Gracias al buen hacer de Marks, sabremos por fin la razón de ser de la nostálgica canción que se repite una y otra vez, del mosqueo de Humphrey Bogart, cuando Sam la interpreta, y del rostro sorprendido de Ilsa (Ingrid Bergman); todo encajará con asombrosa suavidad entre las luces y las sombras donde acecha el peligro y nadie parece ser lo que realmente es.
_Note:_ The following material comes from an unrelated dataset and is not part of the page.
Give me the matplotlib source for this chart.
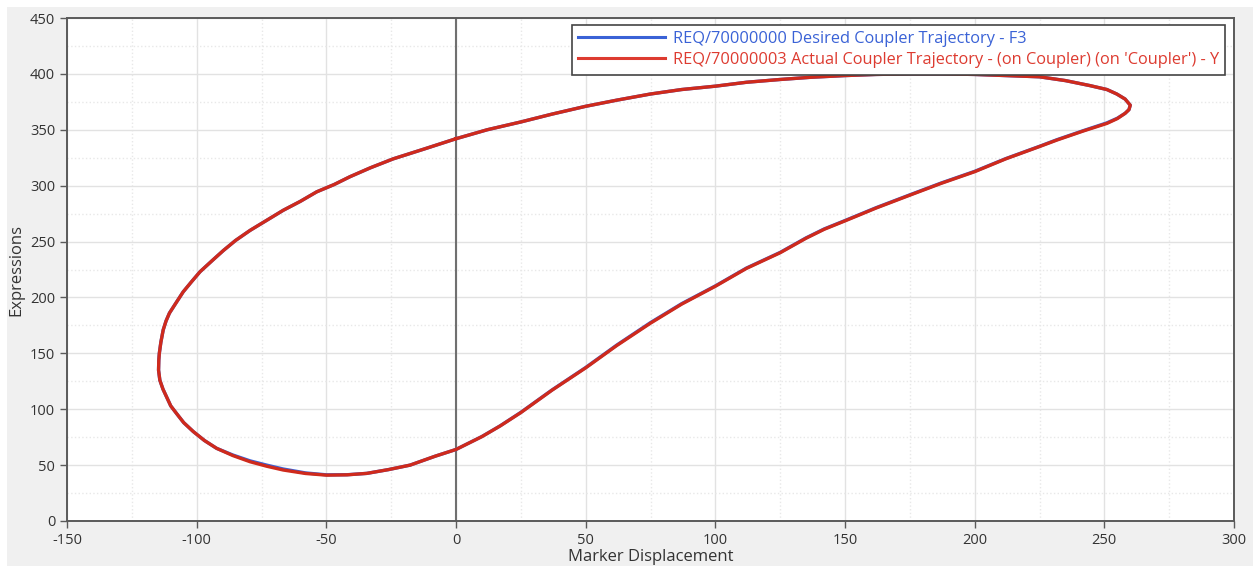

Es una historia que recibe su fuerza vital de sus diálogos chispeantes, sin que por ello mermen la carga moral y sentimental; están ajustados y son de buen talle para todos y cada uno de los personajes; una calidad en la facturación de la que tanto adolece el cine y televisión actuales, que confunden este buen hacer con esculpir papeles tontos que solo dicen tonterías.
Aunque el final no sea feliz deja buen sabor de boca gracias a sus personajes y sus interacciones: desde el cínico y despreocupado Rick o el corrupto y desvergonzado prefecto de policía Renault hasta el último de los nombres en el elenco de personajes en los que luce el refinamiento y las buenas maneras adornadas con la mayor ferocidad dialéctica posible entre amigos y enemigos mortales. Humphrey Bogart interpreta un personaje ajustado por un sastre a su figura y porte físico y profesional: seco, egoísta y distante, es un hombre que nunca tiembla hasta que la única mujer que amó realmente se vuelve a cruzar en su camino hacia ninguna parte; Ingrid Bergman es la mujer desestabilizadora que no solo aporta una belleza nórdica y serena, tan deseada en aquel Hollywood en blanco y negro, sino el impulso a un tren cargado de sentimientos que brotan con cada sonrisa y cada lágrima…
Casablanca, para dar punto final a este crítica, comenzó a rodarse a los pocos meses de entrar los EEUU en la segunda guerra mundial, aunque la nación llevaba desde 1939 participando de forma soterrada en la misma por medio de bloqueos políticos y económicos, apoyando al Reino Unido; por lo que la pátina moral de guerra de Howard Koch no desentona con el aspecto general de Hollywood y resulta obvio que es una especie de respuesta cultural a la caída de París y Francia entera. Nada es casualidad en la cinta a este respecto, por lo que se hace hincapié en la lucha antifascista y se apoya sin ambages a la Francia Libre de De Gaulle con la escena de «La Marsellesa» en Rick’s (que sería plagiada en el capítulo navideño de la serie regular “V”). Una película de amor y suspense, que apuntala el movimiento propagandístico antinazi y gaullista con París como objetivo final: recuperar la ciudad de la luz y la libertad, luchar por aquello que amamos, por muy desagradable que pueda resultarnos el sacrificio.
1 comentario:
El papel principal se lo ofrecieron a Ronald Reagan (sí, el presidente). Lo rechazó (se arrepentiría mil veces). Supongo que si lo hubiese aceptado hubiese cambiado no sólo la historia del cine sino de la política estadounidense.